The copper country of far northern Michigan was dominated by the Calumet and Hecla Mining Company. Like mining companies around the nation, it attempted to control nearly all aspects of workers’ lives, including the use of company housing and company stores.
Workers labored 10-12 hours a day, 6 days a week. Pay was poor. Workers were charged for all the equipment they needed to stay alive and see well enough to work underground.
This was all too typical for miners around the nation and a major reason why it was in underground mining that so many of the era’s major labor battles took place.
In fact, this event would take place at the same time that miners in southern Colorado were going on strike in what led to the infamous Ludlow Massacre. Miners were also angry about the new one-man drill that forced them to work alone in the mines.
Working in teams significantly improved worker safety since someone was there for you. If something happened with the one-man drill, you were on your own until someone wandered by. Miners were scared.
Into this exploitative system entered the Western Federation of Miners. The WFM had a long history in mining in the West, having formed after the Coeur d’Alene struggle of 1892.
It played a key role in the establishment of the IWW in 1905 but then backed away from that movement in the wake of an internal split. WFM organizers understood the violent methods the mine owners would take against organizing workers.
The WFM had made real gains for western miners and sought to expand their reach east of the Mississippi. The WFM first arrived in Calumet in 1908 and slowly built its forces until by 1913, it had about 9000 of the 15,000 miners in the area.

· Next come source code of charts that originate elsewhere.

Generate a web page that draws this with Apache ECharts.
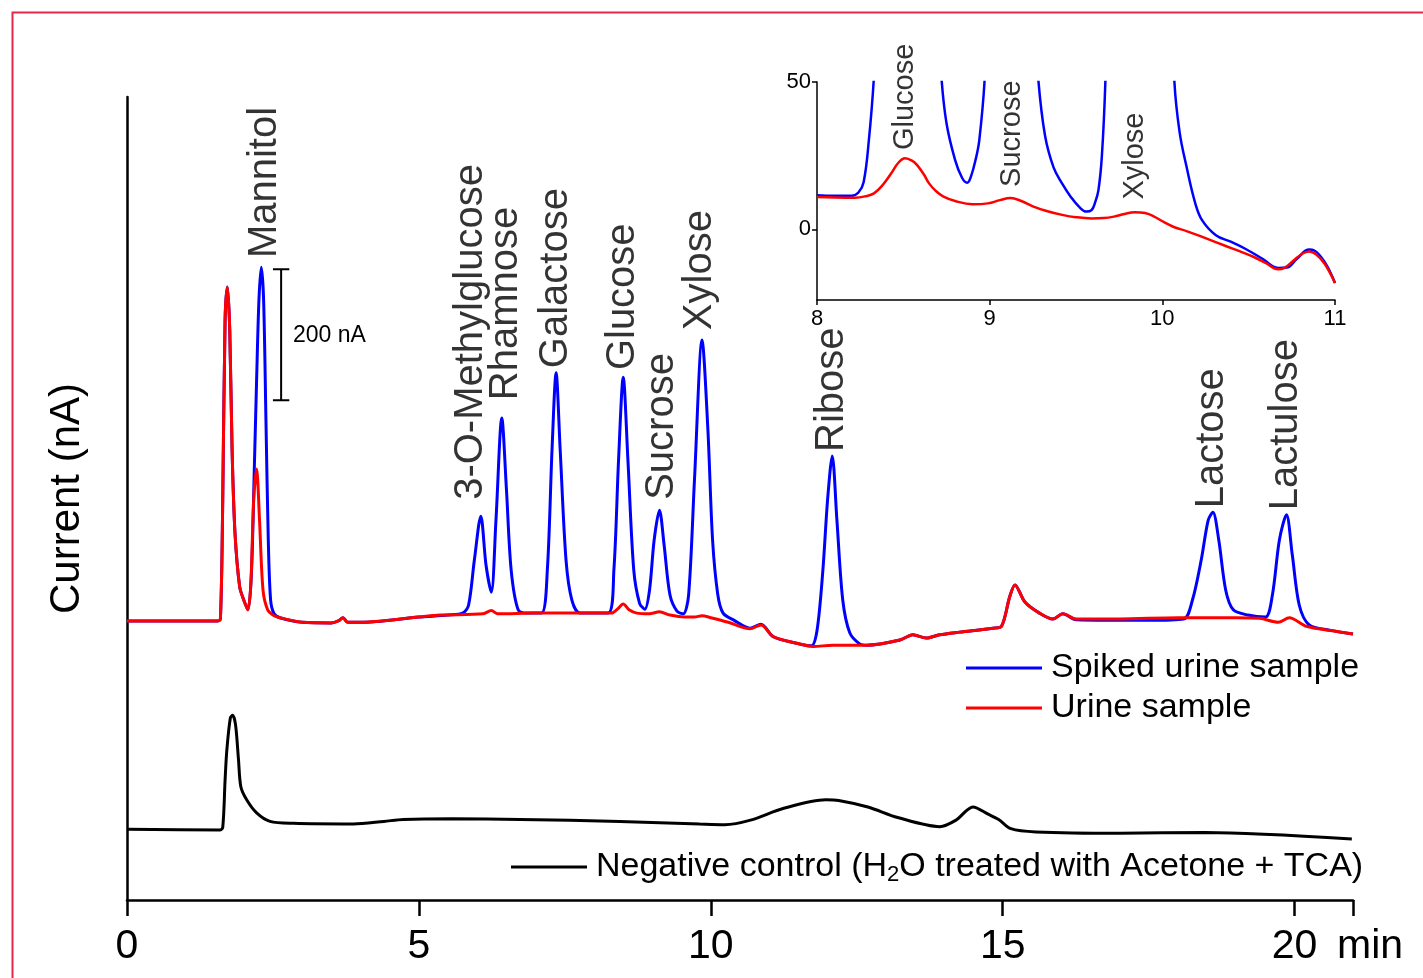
<!DOCTYPE html>
<html>
<head>
<meta charset="utf-8">
<script src="https://cdn.jsdelivr.net/npm/echarts@6/dist/echarts.min.js"></script>
<style>
  html, body { margin: 0; padding: 0; background: #fff; }
  #main { width: 1423px; height: 978px; }
</style>
</head>
<body>
<div id="main"></div>
<script>
// retention time (min) and current (nA)
const negativeControl = [
  [0, 108], [1.59, 107], [1.64, 111], [1.68, 183], [1.71, 229], [1.77, 278], [1.81, 282],
  [1.86, 267], [1.91, 214], [1.95, 173], [2.05, 153], [2.22, 133], [2.45, 120], [2.85, 117],
  [3.88, 116], [4.4, 120], [4.73, 123], [5.58, 124], [6.73, 123], [8.44, 120], [9.81, 116], [10.24, 115],
  [10.68, 122], [11.25, 140], [11.97, 153], [12.19, 152], [12.69, 142], [13.2, 126],
  [13.92, 112], [14.2, 122], [14.49, 142], [14.75, 131], [14.93, 123], [15.14, 109],
  [15.57, 104], [17.01, 102], [18.46, 103], [20.98, 93]
];

const urine = [
  [0, 426], [1.55, 426], [1.6, 429], [1.64, 611], [1.68, 885], [1.72, 936], [1.76, 870],
  [1.8, 687], [1.85, 560], [1.93, 478], [2.0, 458], [2.07, 443], [2.12, 481], [2.17, 611],
  [2.22, 658], [2.27, 580], [2.33, 473], [2.41, 443], [2.52, 434], [2.62, 431], [3.0, 424],
  [3.5, 423], [3.62, 426], [3.7, 431], [3.78, 424], [4.0, 424], [5.0, 432], [5.36, 435],
  [6.1, 437], [6.24, 442], [6.35, 437], [7.0, 438], [8.0, 438], [8.3, 438], [8.4, 444],
  [8.5, 452], [8.6, 443], [8.73, 438], [8.95, 437], [9.12, 440], [9.3, 435], [9.55, 432],
  [9.72, 432], [9.85, 434], [10.0, 431], [10.3, 424], [10.67, 414], [10.86, 420],
  [11.07, 402], [11.47, 392], [11.75, 387], [12.09, 389], [12.67, 389], [13.24, 397],
  [13.46, 405], [13.69, 400], [13.92, 405], [14.26, 409], [14.83, 415], [14.98, 418],
  [15.12, 463], [15.21, 481], [15.38, 455], [15.63, 438], [15.86, 429], [16.03, 437],
  [16.26, 429], [17.0, 429], [18.0, 431], [19.0, 431], [19.4, 430], [19.72, 424],
  [19.91, 431], [20.2, 418], [20.65, 411], [21.0, 406]
];

const spikedUrine = [
  [0, 426], [1.55, 426], [1.6, 429], [1.64, 611], [1.68, 885], [1.72, 936], [1.76, 870],
  [1.8, 687], [1.85, 560], [1.93, 478], [2.0, 458], [2.07, 443], [2.13, 496], [2.18, 656],
  [2.22, 794], [2.26, 916], [2.3, 966], [2.34, 916], [2.38, 733], [2.42, 550], [2.46, 458],
  [2.52, 437], [2.62, 431], [3.0, 424], [3.5, 423], [3.62, 426], [3.7, 431], [3.78, 424],
  [4.0, 424], [5.0, 432],
  [5.5, 435], [5.75, 438], [5.85, 450], [5.95, 519], [6.06, 586], [6.15, 511], [6.24, 470],
  [6.32, 580], [6.42, 736], [6.5, 626], [6.58, 504], [6.7, 443], [6.85, 438], [7.1, 438],
  [7.2, 504], [7.28, 687], [7.35, 805], [7.42, 687], [7.52, 519], [7.62, 458], [7.76, 438],
  [8.24, 438], [8.34, 504], [8.42, 672], [8.5, 798], [8.58, 672], [8.68, 504], [8.78, 453],
  [8.87, 444], [8.95, 473], [9.03, 550], [9.12, 595], [9.2, 542], [9.3, 466], [9.42, 441],
  [9.53, 437], [9.62, 466], [9.72, 641], [9.85, 855], [9.95, 718], [10.03, 550], [10.12, 466],
  [10.21, 438], [10.4, 427], [10.67, 415], [10.86, 421], [11.07, 402], [11.47, 392],
  [11.72, 388], [11.82, 412], [11.92, 504], [12.0, 611], [12.08, 678], [12.16, 580],
  [12.26, 458], [12.38, 408], [12.55, 391], [12.67, 389], [13.24, 397], [13.46, 405],
  [13.69, 400], [13.92, 405], [14.26, 409], [14.83, 415], [14.98, 418], [15.12, 463],
  [15.21, 481], [15.38, 455], [15.63, 438], [15.86, 429], [16.03, 437], [16.26, 428],
  [17.5, 427], [18.1, 429], [18.25, 458], [18.4, 519], [18.52, 580], [18.6, 592],
  [18.7, 550], [18.82, 473], [18.95, 443], [19.2, 435], [19.5, 432], [19.62, 466],
  [19.74, 550], [19.86, 588], [19.96, 527], [20.08, 450], [20.25, 420], [20.6, 412], [21.0, 406]
];

// inset, 8-11 min
const urineZoom = [
  [8.0, 11.0], [8.1, 10.8], [8.22, 10.7], [8.28, 11.2], [8.33, 12.2], [8.38, 15], [8.43, 19.0],
  [8.47, 22.5], [8.51, 24.1], [8.55, 23.3], [8.58, 21.8], [8.62, 18.5], [8.65, 15.5],
  [8.69, 12.9], [8.73, 11.2], [8.8, 9.6], [8.9, 8.5], [8.99, 8.8], [9.06, 9.9], [9.12, 10.6],
  [9.18, 9.7], [9.25, 7.8], [9.33, 6.2], [9.42, 4.9], [9.5, 4.1], [9.59, 3.7], [9.66, 3.8],
  [9.72, 4.3], [9.78, 5.2], [9.84, 5.8], [9.9, 5.5], [9.95, 4.4], [10.01, 2.4],
  [10.07, 0.7], [10.14, -0.6], [10.25, -3], [10.36, -5.5], [10.45, -7.5], [10.53, -9.4],
  [10.6, -11.5], [10.67, -13.6], [10.71, -13], [10.76, -10.6], [10.81, -8.3], [10.85, -7.5],
  [10.89, -8.5], [10.94, -11.7], [11.0, -18.2]
];

const spikedZoom = [
  [8.0, 11.6], [8.1, 11.4], [8.2, 11.4], [8.24, 12.5], [8.27, 16], [8.3, 30], [8.33, 52],
  [8.37, 100], [8.42, 250], [8.5, 380], [8.58, 250], [8.65, 110], [8.72, 52], [8.75, 36],
  [8.8, 23.5], [8.84, 17.5], [8.87, 15.8], [8.89, 17.6], [8.92, 24], [8.94, 30.3], [8.97, 50],
  [9.02, 110], [9.12, 170], [9.22, 100], [9.28, 52], [9.32, 32], [9.37, 21], [9.42, 15.5],
  [9.47, 11], [9.52, 7.5], [9.56, 6], [9.59, 6.5], [9.61, 9], [9.63, 13.3], [9.65, 25], [9.67, 50],
  [9.72, 150], [9.85, 430], [9.98, 160], [10.07, 50], [10.1, 33], [10.14, 21.3], [10.19, 9],
  [10.23, 3.1], [10.31, -2.0], [10.4, -4.3], [10.48, -6.6], [10.58, -10], [10.67, -13.1],
  [10.72, -13], [10.78, -10], [10.85, -6.9], [10.88, -7.2], [10.94, -11.1], [11.0, -18.2]
];

// peak names, written next to each peak
const peakNames = ['Mannitol', '3-O-Methylglucose', 'Rhamnose', 'Galactose', 'Glucose',
  'Sucrose', 'Xylose', 'Ribose', 'Lactose', 'Lactulose'];
const peakTimes = [2.36, 5.89, 6.49, 7.35, 8.49, 9.16, 9.81, 12.07, 18.58, 19.86];
const peakLabelY = [980, 611, 763, 812, 809, 611, 870, 684, 598, 595];

const zoomNames = ['Glucose', 'Sucrose', 'Xylose'];
const zoomTimes = [8.51, 9.13, 9.84];
const zoomLabelY = [26.9, 14.4, 10.1];

// 200 nA scale bar
const scaleBar = [[2.5, 963], [2.78, 963], [2.64, 963], [2.64, 763], [2.5, 763], [2.78, 763]];

const FONT = '"Liberation Sans", Arial, sans-serif';

const chart = echarts.init(document.getElementById('main'), null, { renderer: 'canvas' });

function labelSeries(names, times, ys, axisIdx, size) {
  return {
    type: 'scatter',
    name: 'labels' + axisIdx,
    xAxisIndex: axisIdx,
    yAxisIndex: axisIdx,
    symbolSize: 0,
    clip: false,
    silent: true,
    data: names.map((n, i) => ({ name: n, value: [times[i], ys[i]] })),
    label: {
      show: true,
      formatter: '{b}',
      position: [0, 0],
      rotate: 90,
      align: 'left',
      verticalAlign: 'middle',
      fontFamily: FONT,
      fontSize: size,
      color: '#000'
    },
    z: 5
  };
}

const option = {
  backgroundColor: '#fff',
  animation: false,
  grid: [
    { left: 127, top: 97, width: 1226, height: 803 },
    { left: 817, top: 82, width: 518, height: 218 }
  ],
  xAxis: [{
    type: 'value', gridIndex: 0, min: 0, max: 21, interval: 5,
    axisLine: { onZero: false, lineStyle: { color: '#000', width: 2.5 } },
    axisTick: { show: true, length: 16, lineStyle: { color: '#000', width: 2.5 } },
    axisLabel: { fontFamily: FONT, fontSize: 41, color: '#000', margin: 26,
      formatter: v => (v <= 20 ? String(v) : '') },
    splitLine: { show: false }
  }, {
    type: 'value', gridIndex: 1, min: 8, max: 11, interval: 1,
    axisLine: { onZero: false, lineStyle: { color: '#000', width: 1.5 } },
    axisTick: { show: true, length: 5, lineStyle: { color: '#000', width: 1.5 } },
    axisLabel: { fontFamily: FONT, fontSize: 22, color: '#000', margin: 8 },
    splitLine: { show: false }
  }],
  yAxis: [{
    type: 'value', gridIndex: 0, min: 0, max: 1226,
    name: 'Current (nA)', nameLocation: 'middle', nameGap: 39, nameRotate: 90,
    nameTextStyle: { fontFamily: FONT, fontSize: 42, color: '#000' },
    axisLine: { show: true, onZero: false, lineStyle: { color: '#000', width: 2.5 } },
    axisTick: { show: false }, axisLabel: { show: false }, splitLine: { show: false }
  }, {
    type: 'value', gridIndex: 1, min: -24, max: 50,
    axisLine: { show: true, onZero: false, lineStyle: { color: '#000', width: 1.5 } },
    axisTick: { show: true, length: 5, customValues: [0, 50], lineStyle: { color: '#000', width: 1.5 } },
    axisLabel: { fontFamily: FONT, fontSize: 22, color: '#000', margin: 6, customValues: [0, 50] },
    splitLine: { show: false }
  }],
  legend: [{
    data: [
      { name: 'Spiked urine sample', icon: 'rect', itemStyle: { color: '#0000ff' } },
      { name: 'Urine sample', icon: 'rect', itemStyle: { color: '#ff0000' } }
    ],
    orient: 'vertical', left: 961, top: 646,
    itemWidth: 76, itemHeight: 3, itemGap: 6,
    textStyle: { fontFamily: FONT, fontSize: 34, color: '#000', lineHeight: 34, padding: [0, 0, 0, 4] },
    selectedMode: false
  }, {
    data: [{ name: 'Negative control', icon: 'rect', itemStyle: { color: '#000' } }],
    left: 506, top: 845,
    itemWidth: 76, itemHeight: 3,
    formatter: () => '{a|Negative control (H}{s|2}{a|O treated with Acetone + TCA)}',
    textStyle: {
      fontFamily: FONT, fontSize: 34, color: '#000', padding: [0, 0, 0, 4],
      rich: {
        a: { fontFamily: FONT, fontSize: 34, color: '#000' },
        s: { fontFamily: FONT, fontSize: 22, color: '#000', verticalAlign: 'bottom', padding: [16, 0, 0, 0] }
      }
    },
    selectedMode: false
  }],
  graphic: [
    { type: 'rect', left: 10, top: 10, z: 100, silent: true,
      shape: { width: 1440, height: 1000 },
      style: { fill: 'none', stroke: '#e3294b', lineWidth: 2 } },
    { type: 'text', left: 293, top: 324, silent: true,
      style: { text: '200 nA', fontFamily: FONT, fontSize: 23, fill: '#000' } },
    { type: 'text', left: 1337, top: 926, silent: true,
      style: { text: 'min', fontFamily: FONT, fontSize: 41, fill: '#000' } }
  ],
  series: [
    { type: 'line', name: 'Negative control', data: negativeControl, symbol: 'none',
      smooth: 0.3, lineStyle: { color: '#000', width: 3 }, itemStyle: { color: '#000' } },
    { type: 'line', name: 'Spiked urine sample', data: spikedUrine, symbol: 'none',
      smooth: 0.3, lineStyle: { color: '#0000ff', width: 3 }, itemStyle: { color: '#0000ff' } },
    { type: 'line', name: 'Urine sample', data: urine, symbol: 'none',
      smooth: 0.3, lineStyle: { color: '#ff0000', width: 3 }, itemStyle: { color: '#ff0000' } },
    { type: 'line', name: 'scale bar', data: scaleBar, symbol: 'none',
      lineStyle: { color: '#000', width: 2 }, silent: true },
    { type: 'line', name: 'spiked inset', xAxisIndex: 1, yAxisIndex: 1, data: spikedZoom,
      symbol: 'none', smooth: 0.4, lineStyle: { color: '#0000ff', width: 2.5 } },
    { type: 'line', name: 'urine inset', xAxisIndex: 1, yAxisIndex: 1, data: urineZoom,
      symbol: 'none', smooth: 0.4, lineStyle: { color: '#ff0000', width: 2.5 } },
    labelSeries(peakNames, peakTimes, peakLabelY, 0, 40),
    labelSeries(zoomNames, zoomTimes, zoomLabelY, 1, 29)
  ]
};

chart.setOption(option);
</script>
</body>
</html>
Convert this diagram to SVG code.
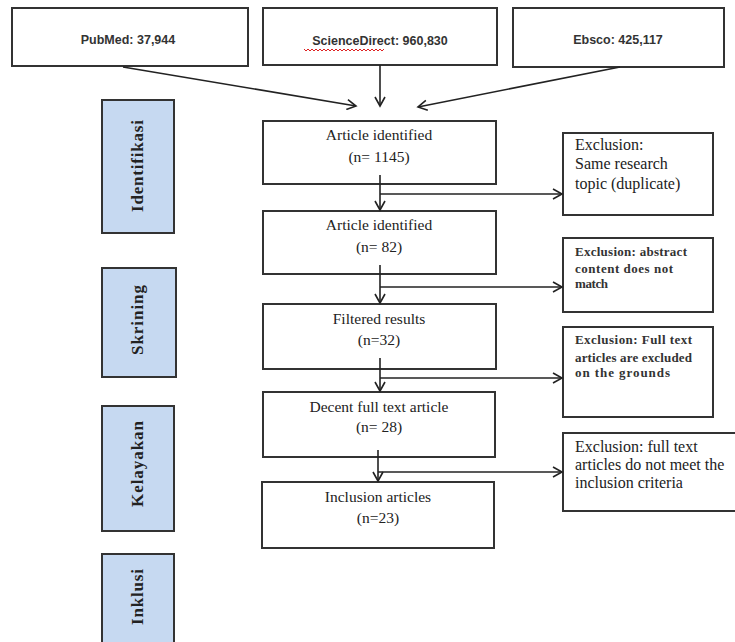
<svg xmlns="http://www.w3.org/2000/svg" width="735" height="642" viewBox="0 0 735 642">
<defs>
<marker id="ah" markerWidth="12" markerHeight="12" refX="10" refY="6" orient="auto" markerUnits="userSpaceOnUse">
<path d="M1,1 L10,6 L1,11" fill="none" stroke="#222" stroke-width="1.6"/>
</marker>
<style>
.box{fill:#fff;stroke:#333;stroke-width:2}
.phase{fill:#c6d9f1;stroke:#333;stroke-width:2}
.src{font-family:"Liberation Sans",Arial,sans-serif;font-size:12.5px;font-weight:bold;fill:#333;text-anchor:middle}
.main{font-family:"Liberation Serif","Times New Roman",serif;font-size:15.5px;fill:#222;text-anchor:middle}
.exl{font-family:"Liberation Serif","Times New Roman",serif;font-size:16px;fill:#222}
.exs{font-family:"Liberation Serif","Times New Roman",serif;font-size:13px;font-weight:bold;fill:#333}
.lab{font-family:"Liberation Serif","Times New Roman",serif;font-size:17px;font-weight:bold;fill:#222;text-anchor:middle}
.con{fill:none;stroke:#222;stroke-width:1.6}
</style>
</defs>
<rect width="735" height="642" fill="#fff"/>

<g id="pubmed"><rect class="box" x="12" y="8" width="236" height="58"/><text class="src" x="128" y="44">PubMed: 37,944</text></g>
<g id="sciencedirect"><rect class="box" x="263" y="8" width="234" height="57"/><text class="src" x="380" y="45">ScienceDirect: 960,830</text>
<path d="M304,49 l2,2 l2,-2 l2,2 l2,-2 l2,2 l2,-2 l2,2 l2,-2 l2,2 l2,-2 l2,2 l2,-2 l2,2 l2,-2 l2,2 l2,-2 l2,2 l2,-2 l2,2 l2,-2 l2,2 l2,-2 l2,2 l2,-2 l2,2 l2,-2 l2,2 l2,-2 l2,2 l2,-2 l2,2 l2,-2 l2,2 l2,-2 l2,2 l2,-2 l2,2 l2,-2 l2,2 l2,-2" fill="none" stroke="#d22" stroke-width="1"/></g>
<g id="ebsco"><rect class="box" x="513" y="8" width="211" height="59"/><text class="src" x="618" y="44">Ebsco: 425,117</text></g>

<g id="identifikasi"><rect class="phase" x="102" y="100" width="72" height="133"/><text class="lab" transform="translate(143,166) rotate(-90)" textLength="92">Identifikasi</text></g>
<g id="skrining"><rect class="phase" x="102" y="268" width="74" height="109"/><text class="lab" transform="translate(143,320) rotate(-90)" textLength="70">Skrining</text></g>
<g id="kelayakan"><rect class="phase" x="102" y="406" width="72" height="125"/><text class="lab" transform="translate(143,464) rotate(-90)" textLength="86">Kelayakan</text></g>
<g id="inklusi"><rect class="phase" x="102" y="554" width="72" height="96"/><text class="lab" transform="translate(143,597) rotate(-90)" textLength="56">Inklusi</text></g>

<g id="n1"><rect class="box" x="263" y="121" width="233" height="63"/><text class="main" x="379" y="140">Article identified</text><text class="main" x="379" y="162">(n= 1145)</text></g>
<g id="n2"><rect class="box" x="263" y="211" width="233" height="63"/><text class="main" x="379" y="230">Article identified</text><text class="main" x="379" y="252">(n= 82)</text></g>
<g id="n3"><rect class="box" x="263" y="304" width="233" height="65"/><text class="main" x="379" y="324">Filtered results</text><text class="main" x="379" y="345">(n=32)</text></g>
<g id="n4"><rect class="box" x="263" y="392" width="232" height="65"/><text class="main" x="379" y="412">Decent full text article</text><text class="main" x="379" y="432">(n= 28)</text></g>
<g id="n5"><rect class="box" x="262" y="482" width="232" height="66"/><text class="main" x="378" y="502">Inclusion articles</text><text class="main" x="378" y="523">(n=23)</text></g>

<g id="e1"><rect class="box" x="563" y="133" width="150" height="82"/><text class="exl" x="575" y="150">Exclusion:</text><text class="exl" x="575" y="169">Same research</text><text class="exl" x="575" y="189">topic (duplicate)</text></g>
<g id="e2"><rect class="box" x="563" y="238" width="150" height="74"/><text class="exs" x="575" y="256" textLength="112">Exclusion: abstract</text><text class="exs" x="575" y="273" textLength="98">content does not</text><text class="exs" x="575" y="288" textLength="33">match</text></g>
<g id="e3"><rect class="box" x="563" y="327" width="150" height="90"/><text class="exs" x="575" y="344" textLength="117">Exclusion: Full text</text><text class="exs" x="575" y="362" textLength="117">articles are excluded</text><text class="exs" x="575" y="377" textLength="95">on the grounds</text></g>
<g id="e4"><rect class="box" x="563" y="433" width="180" height="78"/><text class="exl" x="575" y="452">Exclusion: full text</text><text class="exl" x="575" y="470">articles do not meet the</text><text class="exl" x="575" y="488">inclusion criteria</text></g>

<g id="connectors">
<line class="con" x1="123" y1="67" x2="356" y2="106" marker-end="url(#ah)"/>
<line class="con" x1="380" y1="65" x2="380" y2="106" marker-end="url(#ah)"/>
<line class="con" x1="620" y1="67" x2="418" y2="107" marker-end="url(#ah)"/>
<line class="con" x1="380" y1="175" x2="380" y2="210" marker-end="url(#ah)"/>
<line class="con" x1="380" y1="194" x2="562" y2="194" marker-end="url(#ah)"/>
<line class="con" x1="380" y1="265" x2="380" y2="303" marker-end="url(#ah)"/>
<line class="con" x1="380" y1="287" x2="562" y2="287" marker-end="url(#ah)"/>
<line class="con" x1="380" y1="358" x2="380" y2="391" marker-end="url(#ah)"/>
<line class="con" x1="380" y1="378" x2="562" y2="378" marker-end="url(#ah)"/>
<line class="con" x1="378" y1="450" x2="378" y2="481" marker-end="url(#ah)"/>
<line class="con" x1="378" y1="472" x2="562" y2="472" marker-end="url(#ah)"/>
</g>
</svg>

This was enough to strike, which began on June 23, 1913. The specific demand in the strike was for union recognition, with everything else following that.
The response of the business owners, police, and “respectable citizens” of northern Michigan was similar to that in other mining regions–to form a paramilitary organization called the Citizens Alliance.
The CA would raid and destroy WFM offices, beat workers, and otherwise sought to intimidate the strikers. The mine owners hired the Waddell-Mahon Detective Agency to intimidate the strikers. Violence resulted.
In August, the mine company guards and detectives shot and killed workers Aloiz Tijan and Louie Putrich. Early the next month, a deputy policeman shot Margaret Fazekas, a 14-year old girl, in the back of the head. She barely survived.
Mass arrests and imprisonments took place, taking strikers off picket lines and intimidating others. As was common during the 1910s, the civil rights of striking workers were ignored. Scab labor was brought in as well and the mines continued to run, albeit short of full capacity.
The vast majority of these scabs, about 75%, were imported from outside the region, from as far away as North Dakota and Pennsylvania. Most were not told they were coming to scab, but rather were being recruited for well-paying work that was all too scarce.
The WFM tried to publicize this strike nationwide. WFM leader Joseph Cannon gave a well-attended speech about it in New York, an event attended by the likes of Carlos Tresca and Alexander Berkman, noted failed assassin of Henry Clay Frick.
There was a lot of coverage in national newspapers about the strike as well. But such events and reporting could do little concrete for workers. United Mine Workers president John Mitchell and Mother Jones visited and gave speeches as well.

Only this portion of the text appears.